◆ SHORT PROBLEM:
Retype every line from the start of the data down to and including the line with "(0,0) rectangle (940,-589);". Skip the pictures.

◆ RAW DATA:
• • •
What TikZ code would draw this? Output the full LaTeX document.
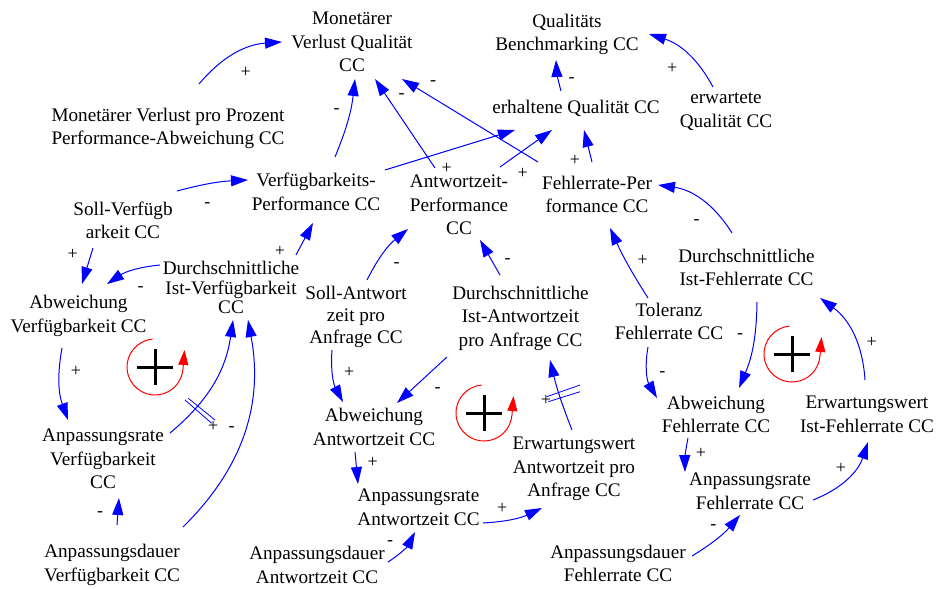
\documentclass[tikz,border=0pt]{standalone}
\usepackage{fontspec}
\setmainfont{Liberation Serif}
\usetikzlibrary{arrows.meta,calc}
\begin{document}
\begin{tikzpicture}[x=1pt,y=1pt,
  var/.style={align=center, inner sep=0pt, font=\fontsize{19.2}{23.5}\selectfont},
  lnk/.style={blue, line width=1pt, -{Triangle[length=17pt,width=11pt]}},
  pol/.style={inner sep=0pt, font=\fontsize{18}{18}\selectfont},
  loopc/.style={red, line width=1pt},
  looptip/.style={red, line width=1pt, -{Triangle[length=15pt,width=10pt]}},
  loopplus/.style={black, line width=3pt},
  dly/.style={blue, line width=0.8pt}]
\useasboundingbox (0,0) rectangle (940,-589);

% variables
\node[var] (n1) at (352,-42) {Monetärer\\Verlust Qualität\\CC};
\node[var] (n2) at (567,-34.5) {Qualitäts\\Benchmarking CC};
\node[var] (n3) at (168,-128.5) {Monetärer Verlust pro Prozent\\Performance-Abweichung CC};
\node[var] (n4) at (576,-108) {erhaltene Qualität CC};
\node[var] (n5) at (726,-111.5) {erwartete\\Qualität CC};
\node[var] (n6) at (316,-192) {Verfügbarkeits-\\Performance CC};
\node[var] (n7) at (459,-205) {Antwortzeit-\\Performance\\CC};
\node[var] (n8) at (597,-194.5) {Fehlerrate-Per\\formance CC};
\node[var] (n9) at (123,-220.5) {Soll-Verfügb\\arkeit CC};
\node[var,font=\fontsize{19.2}{19.5}\selectfont] (n10) at (231,-287.5) {Durchschnittliche\\Ist-Verfügbarkeit\\CC};
\node[var] (n11) at (78.5,-316) {Abweichung\\Verfügbarkeit CC};
\node[var] (n12) at (746.5,-267.5) {Durchschnittliche\\Ist-Fehlerrate CC};
\node[var,font=\fontsize{19.2}{22}\selectfont] (n13) at (356,-317) {Soll-Antwort\\zeit pro\\Anfrage CC};
\node[var] (n14) at (520.5,-318) {Durchschnittliche\\Ist-Antwortzeit\\pro Anfrage CC};
\node[var] (n15) at (669,-321.5) {Toleranz\\Fehlerrate CC};
\node[var] (n16) at (103,-459) {Anpassungsrate\\Verfügbarkeit\\CC};
\node[var] (n17) at (374,-427) {Abweichung\\Antwortzeit CC};
\node[var] (n18) at (716,-414.5) {Abweichung\\Fehlerrate CC};
\node[var] (n19) at (867,-414.5) {Erwartungswert\\Ist-Fehlerrate CC};
\node[var] (n20) at (574,-469) {Erwartungswert\\Antwortzeit pro\\Anfrage CC};
\node[var] (n21) at (418.5,-507.5) {Anpassungsrate\\Antwortzeit CC};
\node[var] (n22) at (750,-491.5) {Anpassungsrate\\Fehlerrate CC};
\node[var] (n23) at (112,-565) {Anpassungsdauer\\Verfügbarkeit CC};
\node[var] (n24) at (317,-565) {Anpassungsdauer\\Antwortzeit CC};
\node[var] (n25) at (618,-563.5) {Anpassungsdauer\\Fehlerrate CC};

% connectors
\draw[lnk] ($(n3)+(31,44.5)$) to[bend left=23] ($(n1)+(-70,0)$);
\draw[lnk] ($(n6)+(19,35)$) to[bend right=8] ($(n1)+(3,-37)$);
\draw[lnk] ($(n7)+(-24,37)$) -- ($(n1)+(23,-37)$);
\draw[lnk] ($(n8)+(-59,32.5)$) -- ($(n1)+(50,-37)$);
\draw[lnk] ($(n6)+(69,22)$) -- ($(n4)+(-61,-22)$);
\draw[lnk] ($(n7)+(41,38)$) -- ($(n4)+(-24,-22)$);
\draw[lnk] ($(n8)+(-5,32.5)$) -- ($(n4)+(8,-22)$);
\draw[lnk] ($(n4)+(-15,17)$) to[bend left=6] ($(n2)+(-11,-25.5)$);
\draw[lnk] ($(n5)+(-13,24.5)$) to[bend right=22] ($(n2)+(82,0.5)$);
\draw[lnk] ($(n9)+(54,29.5)$) to[bend left=6] ($(n6)+(-68,12)$);
\draw[lnk] ($(n9)+(-30,-27.5)$) -- ($(n11)+(3.5,32)$);
\draw[lnk] ($(n10)+(-71,22.5)$) to[bend right=14] ($(n11)+(28.5,32)$);
\draw[lnk] ($(n10)+(65,32.5)$) -- ($(n6)+(-3,-31)$);
\draw[lnk] ($(n13)+(11,37)$) to[bend left=12] ($(n7)+(-51,-24)$);
\draw[lnk] ($(n14)+(-20.5,43)$) -- ($(n7)+(21,-35)$);
\draw[lnk] ($(n13)+(-24,-33)$) to[bend right=16] ($(n17)+(-31,25)$);
\draw[lnk] ($(n14)+(-73.5,-39)$) -- ($(n17)+(23,24)$);
\draw[lnk] ($(n17)+(-19,-25)$) -- ($(n21)+(-60.5,23.5)$);
\draw[lnk] ($(n24)+(71,3)$) to[bend right=15] ($(n21)+(-3.5,-24.5)$);
\draw[lnk] ($(n21)+(64.5,-15.5)$) to[bend right=11] ($(n20)+(-32,-39)$);
\draw[lnk] ($(n20)+(-2,39)$) to[bend left=4] ($(n14)+(29.5,-42)$);
\draw[lnk] ($(n16)+(67,26)$) to[bend right=21] ($(n10)+(2,-32.5)$);
\draw[lnk] ($(n23)+(71,38)$) to[bend right=28] ($(n10)+(17,-32.5)$);
\draw[lnk] ($(n11)+(-16.5,-32)$) to[bend right=15] ($(n16)+(-35,39)$);
\draw[lnk] ($(n23)+(5,40)$) -- ($(n16)+(16,-39)$);
\draw[lnk] ($(n12)+(-14.5,34.5)$) to[bend right=25] ($(n8)+(61,9.5)$);
\draw[lnk] ($(n15)+(-21,23.5)$) to[bend left=4] ($(n8)+(13,-33.5)$);
\draw[lnk] ($(n15)+(-21,-25.5)$) to[bend right=20] ($(n18)+(-59,16.5)$);
\draw[lnk] ($(n12)+(10.5,-34.5)$) to[bend left=11] ($(n18)+(23,26.5)$);
\draw[lnk] ($(n18)+(-28,-23.5)$) to[bend right=6] ($(n22)+(-65,19.5)$);
\draw[lnk] ($(n25)+(74,7.5)$) to[bend right=9] ($(n22)+(-10,-23.5)$);
\draw[lnk] ($(n22)+(63,-8.5)$) to[bend right=25] ($(n19)+(1,-27.5)$);
\draw[lnk] ($(n19)+(-2,34.5)$) to[bend right=25] ($(n12)+(73.5,-30.5)$);

% delay marks
\draw[dly] (185,-400) -- (211.7,-423.3);
\draw[dly] (188.3,-398.3) -- (215,-420);
\draw[dly] (546.7,-396.7) -- (580,-385);
\draw[dly] (548.3,-401.7) -- (580,-391.7);

% polarity labels
\node[pol] (p1) at (245.7,-72.7) {+};
\node[pol] (p2) at (336.7,-111.5) {-};
\node[pol] (p3) at (401.7,-95.8) {-};
\node[pol] (p4) at (433,-83.5) {-};
\node[pol] (p5) at (446.7,-168.5) {+};
\node[pol] (p6) at (522.7,-173.3) {+};
\node[pol] (p7) at (575,-160.3) {+};
\node[pol] (p8) at (571.7,-80.5) {-};
\node[pol] (p9) at (672.3,-68.3) {+};
\node[pol] (p10) at (207.3,-204.8) {-};
\node[pol] (p11) at (72.7,-254) {+};
\node[pol] (p12) at (140.7,-288.8) {-};
\node[pol] (p13) at (280,-251.7) {+};
\node[pol] (p14) at (396.7,-264.8) {-};
\node[pol] (p15) at (507.7,-260.8) {-};
\node[pol] (p16) at (349.3,-372.3) {+};
\node[pol] (p17) at (437.7,-389.8) {-};
\node[pol] (p18) at (372.7,-462.7) {+};
\node[pol] (p19) at (390,-543.2) {-};
\node[pol] (p20) at (502.3,-508.3) {+};
\node[pol] (p21) at (546,-400) {+};
\node[pol] (p22) at (213.3,-426) {+};
\node[pol] (p23) at (231.7,-429.2) {-};
\node[pol] (p24) at (76,-371.7) {+};
\node[pol] (p25) at (100,-514.2) {-};
\node[pol] (p26) at (696.7,-222.2) {-};
\node[pol] (p27) at (642.7,-260.7) {+};
\node[pol] (p28) at (662.3,-374.2) {-};
\node[pol] (p29) at (740,-336.5) {-};
\node[pol] (p30) at (701,-453.3) {+};
\node[pol] (p31) at (713.3,-527.2) {-};
\node[pol] (p32) at (841,-468.3) {+};
\node[pol] (p33) at (871.7,-342.3) {+};

% loop symbols
\coordinate (L1) at (155,-367);
\coordinate (L2) at (484,-413);
\coordinate (L3) at (792,-354);
\foreach \c in {L1,L2,L3}{
  \draw[loopc] ($(\c)+(95:28)$) arc[start angle=95,end angle=356,radius=28];
  \draw[looptip] ($(\c)+(28,-2)$) -- ($(\c)+(29.5,17)$);
  \draw[loopplus] ($(\c)+(-18,0)$) -- ($(\c)+(18,0)$);
  \draw[loopplus] ($(\c)+(0,-18)$) -- ($(\c)+(0,18)$);
}
\end{tikzpicture}
\end{document}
• • •
◆ REPLY TO THE TASK:
What TikZ code would draw this? Output the full LaTeX document.
\documentclass[tikz,border=0pt]{standalone}
\usepackage{fontspec}
\setmainfont{Liberation Serif}
\usetikzlibrary{arrows.meta,calc}
\begin{document}
\begin{tikzpicture}[x=1pt,y=1pt,
  var/.style={align=center, inner sep=0pt, font=\fontsize{19.2}{23.5}\selectfont},
  lnk/.style={blue, line width=1pt, -{Triangle[length=17pt,width=11pt]}},
  pol/.style={inner sep=0pt, font=\fontsize{18}{18}\selectfont},
  loopc/.style={red, line width=1pt},
  looptip/.style={red, line width=1pt, -{Triangle[length=15pt,width=10pt]}},
  loopplus/.style={black, line width=3pt},
  dly/.style={blue, line width=0.8pt}]
\useasboundingbox (0,0) rectangle (940,-589);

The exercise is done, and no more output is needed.